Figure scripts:
==============================

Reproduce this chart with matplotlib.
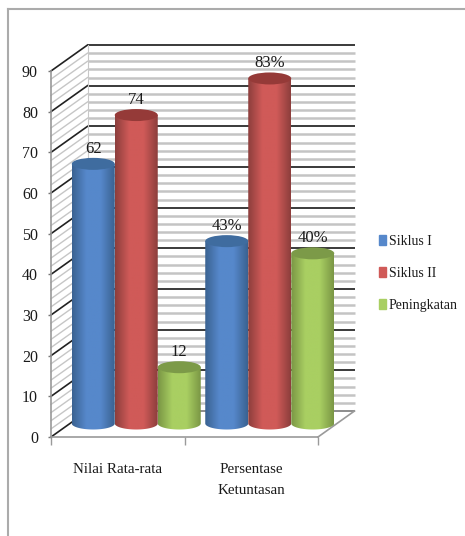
import numpy as np
import matplotlib
matplotlib.use("Agg")
from matplotlib import pyplot as plt
from matplotlib.colors import LinearSegmentedColormap
from matplotlib.lines import Line2D
from matplotlib.patches import Ellipse, Patch, PathPatch
from matplotlib.path import Path

plt.rcParams['font.family'] = ['Liberation Serif', 'DejaVu Serif']

# data
categories = ['Nilai Rata-rata', 'Persentase\nKetuntasan']
series_names = ['Siklus I', 'Siklus II', 'Peningkatan']
siklus_1 = [62, 43]
siklus_2 = [74, 83]
peningkatan = [12, 40]
value_labels = [['62', '43%'], ['74', '83%'], ['12', '40%']]
y_ticks = list(range(0, 100, 10))
y_minor = list(range(0, 92, 2))

# (edge shade, centre shade, top cap)
shades = [('#3a6291', '#5688cb', '#3f6c9f'),
          ('#8c3e3c', '#d05a58', '#953a38'),
          ('#7a9645', '#a9cf62', '#7c9a48')]

W, H = 465, 536
fig = plt.figure(figsize=(W / 100, H / 100), dpi=100)
ax = fig.add_axes([51 / W, 1 - 437 / H, 267 / W, 366 / H])
ax.set_xlim(-0.5, 1.5)
ax.set_ylim(0, 90)

px_x = 2 / 267
px_y = 90 / 366
depth_x = 36.5 * px_x
depth_y = 26 * px_y

# outer frame of the picture
fig.add_artist(Line2D([8 / W, 8 / W], [0, 1 - 9 / H], color='#ababab', lw=1.5))
fig.add_artist(Line2D([8 / W, 1], [1 - 9 / H, 1 - 9 / H], color='#ababab', lw=1.5))

# back wall and side wall
x0, x1 = -0.5, 1.5
for v in y_minor:
    if v % 10 == 0:
        continue
    ax.plot([x0 + depth_x, x1 + depth_x], [v + depth_y] * 2, color='#c4c4c4', lw=1.8,
            clip_on=False, zorder=1, solid_capstyle='butt')
    ax.plot([x0, x0 + depth_x], [v, v + depth_y], color='#c6c6c6', lw=1.0,
            clip_on=False, zorder=1)
for v in y_ticks:
    back_col = '#8c8c8c' if v == 0 else '#3a3a3a'
    ax.plot([x0 + depth_x, x1 + depth_x], [v + depth_y] * 2, color=back_col, lw=1.4,
            clip_on=False, zorder=2, solid_capstyle='butt')
    ax.plot([x0, x0 + depth_x], [v, v + depth_y], color='#222222', lw=1.2,
            clip_on=False, zorder=2)
ax.plot([x0 + depth_x] * 2, [depth_y, 90 + depth_y], color='#c8c8c8', lw=0.8,
        clip_on=False, zorder=2)
ax.plot([x1, x1 + depth_x], [0, depth_y], color='#9a9a9a', lw=1.2, clip_on=False, zorder=2)

# cylinders
bar_w = 43 * px_x
shift = 18.5 * px_x
cap_h = 12 * px_y
base = 13.5 * px_y
lift = 21 * px_y
x_pos = np.arange(len(categories))

for j, (vals, name) in enumerate(zip([siklus_1, siklus_2, peningkatan], series_names)):
    edge, mid, top = shades[j]
    cmap = LinearSegmentedColormap.from_list(name, [edge, mid, mid, edge], N=128)
    grad = np.linspace(0, 1, 128).reshape(1, -1)
    xs = x_pos + shift + (j - 1) * bar_w
    heights = [v + lift - base for v in vals]
    bars = ax.bar(xs, heights, bar_w, bottom=base, color=mid, lw=0, clip_on=False, zorder=5 + j)
    for k, b in enumerate(bars):
        left, right = b.get_x(), b.get_x() + b.get_width()
        y_b, y_t = b.get_y(), b.get_y() + b.get_height()
        cx = (left + right) / 2
        # body plus rounded bottom
        t = np.linspace(np.pi, 2 * np.pi, 40)
        bottom_edge = np.column_stack([cx + bar_w / 2 * np.cos(t), y_b + cap_h / 2 * np.sin(t)])
        verts = np.vstack([[[left, y_t]], bottom_edge, [[right, y_t]], [[left, y_t]]])
        shape = PathPatch(Path(verts, closed=True), transform=ax.transData, fc='none', lw=0)
        ax.add_patch(shape)
        shape.set_clip_on(False)
        im = ax.imshow(grad, cmap=cmap, extent=[left, right, y_b - cap_h, y_t], aspect='auto',
                       zorder=5.1 + j, interpolation='bilinear')
        im.set_clip_path(shape)
        im.set_clip_box(fig.bbox)
        b.set_visible(False)
        ax.add_patch(Ellipse((cx, y_t), bar_w, cap_h, fc=top, ec='none', clip_on=False, zorder=5.2 + j))
        ax.annotate(value_labels[j][k], (cx, y_t), xytext=(0, 15 * 0.72), textcoords='offset points',
                    ha='center', va='center', fontsize=12, color='#1a1a1a', zorder=20,
                    annotation_clip=False)

ax.set_xlim(-0.5, 1.5)
ax.set_ylim(0, 90)

# axes
for s in ['top', 'right']:
    ax.spines[s].set_visible(False)
for s in ['left', 'bottom']:
    ax.spines[s].set_color('#9a9a9a')
    ax.spines[s].set_linewidth(1.2)
ax.patch.set_alpha(0)
ax.set_yticks(y_ticks)
ax.tick_params(axis='y', length=2.4, width=1, color='#777777', pad=7, labelsize=11.5,
               labelcolor='#1a1a1a')
ax.set_xticks([-0.5, 0.5, 1.5])
ax.set_xticklabels([])
ax.tick_params(axis='x', which='major', length=5.8, width=1, color='#9a9a9a')
ax.set_xticks(x_pos, minor=True)
ax.set_xticklabels(categories, minor=True, fontsize=10.8, color='#1a1a1a', linespacing=1.84)
ax.tick_params(axis='x', which='minor', length=0, pad=18.5)

# legend
handles = [Patch(color=shades[i][1], label=series_names[i]) for i in range(3)]
fig.legend(handles=handles, loc='center left', bbox_to_anchor=(379 / W, 1 - 273.5 / H),
           frameon=False, fontsize=10, handlelength=0.5, handleheight=0.72,
           handletextpad=0.22, labelspacing=1.37, labelcolor='#1a1a1a', borderpad=0, borderaxespad=0)

fig.savefig('out.png', dpi=100)
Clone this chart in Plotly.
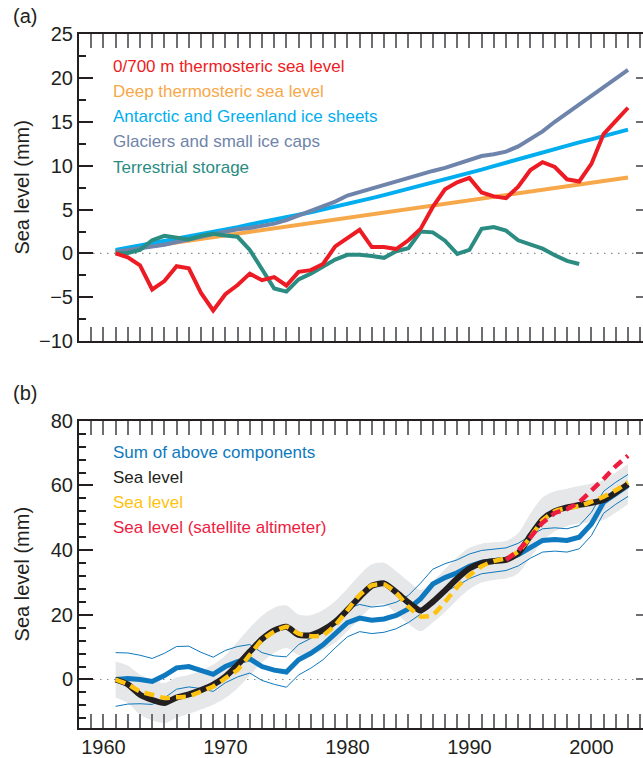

==============================

**PROMPT:** Transcribe the listing above verbatim. Omit the pictures.

**EXERCISE OUTPUT:**
Reproduce this chart with matplotlib.
import numpy as np
import matplotlib
matplotlib.use("Agg")
from matplotlib import pyplot as plt
from matplotlib.colors import LinearSegmentedColormap
from matplotlib.lines import Line2D
from matplotlib.patches import Ellipse, Patch, PathPatch
from matplotlib.path import Path

plt.rcParams['font.family'] = ['Liberation Serif', 'DejaVu Serif']

# data
categories = ['Nilai Rata-rata', 'Persentase\nKetuntasan']
series_names = ['Siklus I', 'Siklus II', 'Peningkatan']
siklus_1 = [62, 43]
siklus_2 = [74, 83]
peningkatan = [12, 40]
value_labels = [['62', '43%'], ['74', '83%'], ['12', '40%']]
y_ticks = list(range(0, 100, 10))
y_minor = list(range(0, 92, 2))

# (edge shade, centre shade, top cap)
shades = [('#3a6291', '#5688cb', '#3f6c9f'),
          ('#8c3e3c', '#d05a58', '#953a38'),
          ('#7a9645', '#a9cf62', '#7c9a48')]

W, H = 465, 536
fig = plt.figure(figsize=(W / 100, H / 100), dpi=100)
ax = fig.add_axes([51 / W, 1 - 437 / H, 267 / W, 366 / H])
ax.set_xlim(-0.5, 1.5)
ax.set_ylim(0, 90)

px_x = 2 / 267
px_y = 90 / 366
depth_x = 36.5 * px_x
depth_y = 26 * px_y

# outer frame of the picture
fig.add_artist(Line2D([8 / W, 8 / W], [0, 1 - 9 / H], color='#ababab', lw=1.5))
fig.add_artist(Line2D([8 / W, 1], [1 - 9 / H, 1 - 9 / H], color='#ababab', lw=1.5))

# back wall and side wall
x0, x1 = -0.5, 1.5
for v in y_minor:
    if v % 10 == 0:
        continue
    ax.plot([x0 + depth_x, x1 + depth_x], [v + depth_y] * 2, color='#c4c4c4', lw=1.8,
            clip_on=False, zorder=1, solid_capstyle='butt')
    ax.plot([x0, x0 + depth_x], [v, v + depth_y], color='#c6c6c6', lw=1.0,
            clip_on=False, zorder=1)
for v in y_ticks:
    back_col = '#8c8c8c' if v == 0 else '#3a3a3a'
    ax.plot([x0 + depth_x, x1 + depth_x], [v + depth_y] * 2, color=back_col, lw=1.4,
            clip_on=False, zorder=2, solid_capstyle='butt')
    ax.plot([x0, x0 + depth_x], [v, v + depth_y], color='#222222', lw=1.2,
            clip_on=False, zorder=2)
ax.plot([x0 + depth_x] * 2, [depth_y, 90 + depth_y], color='#c8c8c8', lw=0.8,
        clip_on=False, zorder=2)
ax.plot([x1, x1 + depth_x], [0, depth_y], color='#9a9a9a', lw=1.2, clip_on=False, zorder=2)

# cylinders
bar_w = 43 * px_x
shift = 18.5 * px_x
cap_h = 12 * px_y
base = 13.5 * px_y
lift = 21 * px_y
x_pos = np.arange(len(categories))

for j, (vals, name) in enumerate(zip([siklus_1, siklus_2, peningkatan], series_names)):
    edge, mid, top = shades[j]
    cmap = LinearSegmentedColormap.from_list(name, [edge, mid, mid, edge], N=128)
    grad = np.linspace(0, 1, 128).reshape(1, -1)
    xs = x_pos + shift + (j - 1) * bar_w
    heights = [v + lift - base for v in vals]
    bars = ax.bar(xs, heights, bar_w, bottom=base, color=mid, lw=0, clip_on=False, zorder=5 + j)
    for k, b in enumerate(bars):
        left, right = b.get_x(), b.get_x() + b.get_width()
        y_b, y_t = b.get_y(), b.get_y() + b.get_height()
        cx = (left + right) / 2
        # body plus rounded bottom
        t = np.linspace(np.pi, 2 * np.pi, 40)
        bottom_edge = np.column_stack([cx + bar_w / 2 * np.cos(t), y_b + cap_h / 2 * np.sin(t)])
        verts = np.vstack([[[left, y_t]], bottom_edge, [[right, y_t]], [[left, y_t]]])
        shape = PathPatch(Path(verts, closed=True), transform=ax.transData, fc='none', lw=0)
        ax.add_patch(shape)
        shape.set_clip_on(False)
        im = ax.imshow(grad, cmap=cmap, extent=[left, right, y_b - cap_h, y_t], aspect='auto',
                       zorder=5.1 + j, interpolation='bilinear')
        im.set_clip_path(shape)
        im.set_clip_box(fig.bbox)
        b.set_visible(False)
        ax.add_patch(Ellipse((cx, y_t), bar_w, cap_h, fc=top, ec='none', clip_on=False, zorder=5.2 + j))
        ax.annotate(value_labels[j][k], (cx, y_t), xytext=(0, 15 * 0.72), textcoords='offset points',
                    ha='center', va='center', fontsize=12, color='#1a1a1a', zorder=20,
                    annotation_clip=False)

ax.set_xlim(-0.5, 1.5)
ax.set_ylim(0, 90)

# axes
for s in ['top', 'right']:
    ax.spines[s].set_visible(False)
for s in ['left', 'bottom']:
    ax.spines[s].set_color('#9a9a9a')
    ax.spines[s].set_linewidth(1.2)
ax.patch.set_alpha(0)
ax.set_yticks(y_ticks)
ax.tick_params(axis='y', length=2.4, width=1, color='#777777', pad=7, labelsize=11.5,
               labelcolor='#1a1a1a')
ax.set_xticks([-0.5, 0.5, 1.5])
ax.set_xticklabels([])
ax.tick_params(axis='x', which='major', length=5.8, width=1, color='#9a9a9a')
ax.set_xticks(x_pos, minor=True)
ax.set_xticklabels(categories, minor=True, fontsize=10.8, color='#1a1a1a', linespacing=1.84)
ax.tick_params(axis='x', which='minor', length=0, pad=18.5)

# legend
handles = [Patch(color=shades[i][1], label=series_names[i]) for i in range(3)]
fig.legend(handles=handles, loc='center left', bbox_to_anchor=(379 / W, 1 - 273.5 / H),
           frameon=False, fontsize=10, handlelength=0.5, handleheight=0.72,
           handletextpad=0.22, labelspacing=1.37, labelcolor='#1a1a1a', borderpad=0, borderaxespad=0)

fig.savefig('out.png', dpi=100)
Clone this chart in Plotly.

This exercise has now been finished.